Market's thesis probability: 40% likely correct. The market's implied 10% growth is plausible only if LatAm e-commerce penetration stalls at 20%, credit quality deteriorates materially, or competitive intensity from Shopee and Amazon compresses margins permanently. All three would need to occur simultaneously to justify growth decelerating to 10% for a platform with 75M buyers in a region of 660M people.

Bull thesis probability: 45% likely correct. The combination of e-commerce penetration at 15% (versus 25%+ in the US), fintech underbanking at 50%, and MELI's proven flywheel economics supports 18-22% revenue growth and 25-30% EPS growth through 2029. At 35x 2029 EPS of $90-100, the stock reaches $3,150-3,500—60-75% upside.

Bear thesis probability: 15%. A severe LatAm recession, combined with credit book deterioration and BRL depreciation, compresses EPS to $25-30 and the multiple to 30x, implying $750-900—50-60% downside.

Key monitorable: Q4 2025 and Q1 2026 Mercado Credito NPL ratio and net provision expense.

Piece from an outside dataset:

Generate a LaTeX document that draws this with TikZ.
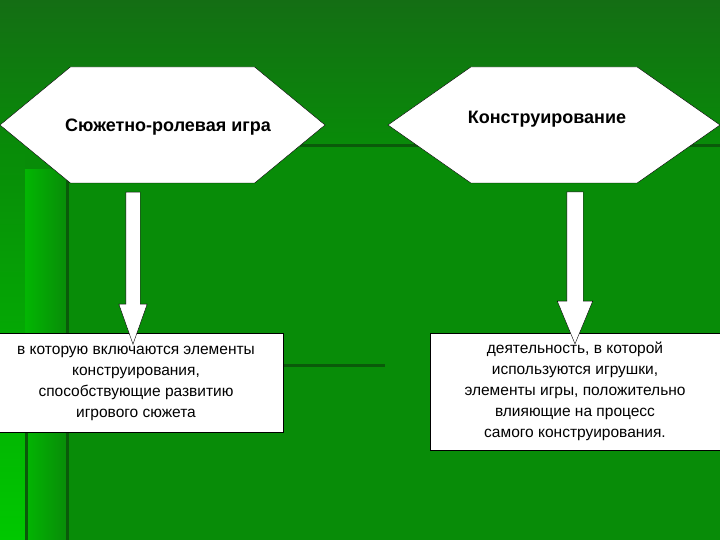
\documentclass[tikz,border=0pt]{standalone}
\usepackage{fontspec}
\setmainfont{Liberation Sans}
\usetikzlibrary{shapes.symbols,shapes.arrows,positioning,calc}
\definecolor{bgGreen}{RGB}{8,140,8}
\definecolor{bgDark}{RGB}{20,110,20}
\definecolor{bgLight}{RGB}{0,200,0}
\definecolor{lineDark}{RGB}{10,90,10}
\tikzset{
  hexBox/.style={
    signal,
    signal to=east and west,
    draw=black,
    fill=white,
    inner sep=0pt,
    minimum height=116pt,
    font=\fontsize{18}{21}\selectfont\bfseries
  },
  noteBox/.style={
    rectangle,
    draw=black,
    fill=white,
    inner sep=0pt,
    align=center,
    font=\fontsize{15.5}{21}\selectfont
  },
  fatArrow/.style={
    single arrow,
    shape border rotate=270,
    draw=black,
    fill=white,
    single arrow head indent=0pt
  }
}
\begin{document}
\begin{tikzpicture}[x=1pt,y=-1pt]
        \useasboundingbox (0,0) rectangle (720,540);
        % background
        \shade[top color=bgDark, bottom color=bgGreen] (0,0) rectangle (720,150);
        \fill[bgGreen] (0,150) rectangle (720,540);
        \shade[top color=bgGreen, bottom color=bgLight] (0,150) rectangle (25,540);
        \shade[left color=bgLight!70!bgGreen, right color=bgGreen] (25,170) rectangle (67,540);
        \draw[lineDark, line width=3pt] (67,175) -- (67,540);
        \draw[lineDark, line width=3pt] (26,430) -- (26,540);
        \draw[lineDark, line width=3pt] (300,146) -- (720,146);
        \draw[lineDark, line width=3pt] (283,365) -- (385,365);

        \node[hexBox, minimum width=325pt, signal pointer angle=79] (play) at (162.5,125) {};
        \node at (168,127) {\fontsize{18}{21}\selectfont\bfseries Сюжетно-ролевая игра};
        \node[hexBox, minimum width=332pt, signal pointer angle=70] (build) at (554,125) {};
        \node at (547,119) {\fontsize{18}{21}\selectfont\bfseries Конструирование};

        \node[noteBox, minimum width=285pt, minimum height=99pt] (playNote) at (140.5,382.5) {};
        \node[align=center, font=\fontsize{15.5}{21}\selectfont] at (136,383) {в которую включаются элементы\\конструирования,\\способствующие развитию\\игрового сюжета};
        \node[noteBox, minimum width=290pt, minimum height=117pt] (buildNote) at (575,391.5)
          {деятельность, в которой\\используются игрушки,\\элементы игры, положительно\\влияющие на процесс\\самого конструирования.};

        \path (play.south) ++(-29.5,0) coordinate (playTop) -- (playTop |- playNote.north)
          node[midway, fatArrow, minimum height=152pt, inner sep=7pt, single arrow head extend=7pt, single arrow tip angle=39] (playArrow) {};
        \path (build.south) ++(21,0) coordinate (buildTop) -- (buildTop |- buildNote.north)
          node[midway, fatArrow, minimum height=152pt, inner sep=8pt, single arrow head extend=9.5pt, single arrow tip angle=45] (buildArrow) {};

    \end{tikzpicture}
\end{document}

If NPLs stay below 7% and provision expense remains under 5% of the credit portfolio while the book grows 30%+, the underwriting-advantage thesis is confirmed and the stock re-rates toward $2,400-2,600. If NPLs exceed 10% or provisions spike above 7% of the portfolio, the credit-cycle risk is materializing and the stock revisits $1,500-1,700.

Timeline: Q4 2025 earnings (February 2026, just occurred) and Q1 2026 earnings (May 2026) provide the critical data on credit quality through the Argentine macro stress and Brazilian rate environment.

Risk-reward framing: If the market is right (growth normalizes to 10%, credit deteriorates), downside is approximately 20-25% to $1,500-1,600. If the bull thesis plays out (20%+ revenue growth sustains, margins expand, credit quality holds), upside is 60-75% to $3,150-3,500 over 3 years. The asymmetry is approximately 3:1 upside-to-downside—compelling for a founder-led platform with a structural flywheel, 16.6% ROIC, and dominant market position in a region where digital commerce penetration has decades of runway remaining. MELI at $1,988 is a rare emerging-market compounder priced at a reasonable premium to its growth trajectory—the kind of asset where the structural opportunity is so large that even significant macro headwinds cannot extinguish the underlying compounding engine.